Le projet s’articule en plusieurs étapes, notamment l’évaluation des besoins, la consultation juridique, la collecte de données et une formation approfondie des responsables de section et de district sur la gestion de la plateforme. La plateforme comprend une base de données des membres, des outils de communication et de consultation, ainsi qu’une intégration avec d’autres plateformes telles que des enquêtes et des forums. Elle inclut également une application Internet et une application Android.
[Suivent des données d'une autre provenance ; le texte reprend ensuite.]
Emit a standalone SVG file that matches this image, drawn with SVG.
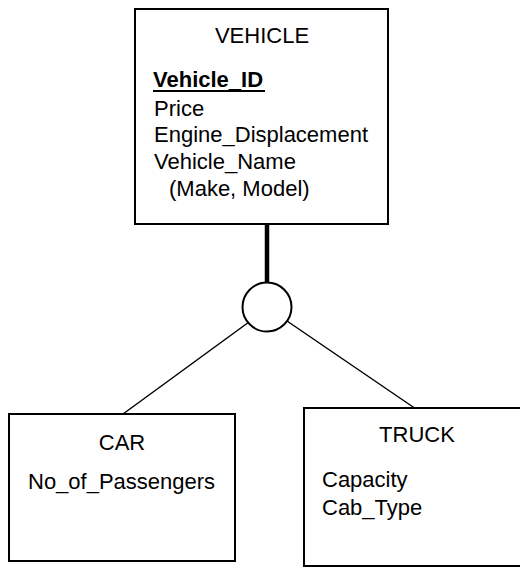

Lors de l’événement virtuel, le directeur régional de l’IEAP, Anand Singh, a souligné l’importance de l’initiative :
« Ce programme, appelé Union Connect, a été développé dans le cadre d’un projet soutenu par l’Agence suédoise de coopération internationale au développement (SIDA) grâce à une fenêtre de financement exceptionnelle. Il est né des recommandations de notre étude sur le Renouveau syndical, que nous avons lancée en 2021. »
M. Singh a précisé que le programme Union Connect a été développé en collaboration avec la section de l’AIPTF de l’État de Jharkhand et qu’il a bénéficié du soutien d’une équipe de jeunes professionnels de l’informatique basés en Inde. « Ils nous ont fourni une solution technologique de pointe d’une grande qualité. Dans le cadre de ce programme, nous avons également développé un site Internet pour le syndicat à des fins de communication externe ainsi que des plateformes de réseaux sociaux. »
Toutes ces initiatives démontrent le pouvoir qu’ont les stratégies innovantes d’engagement des membres pour renforcer les syndicats et améliorer les conditions de travail des éducateur·trice·s. En tirant parti des technologies modernes, les syndicats peuvent mieux servir leurs membres et promouvoir une éducation de qualité dans le monde entier.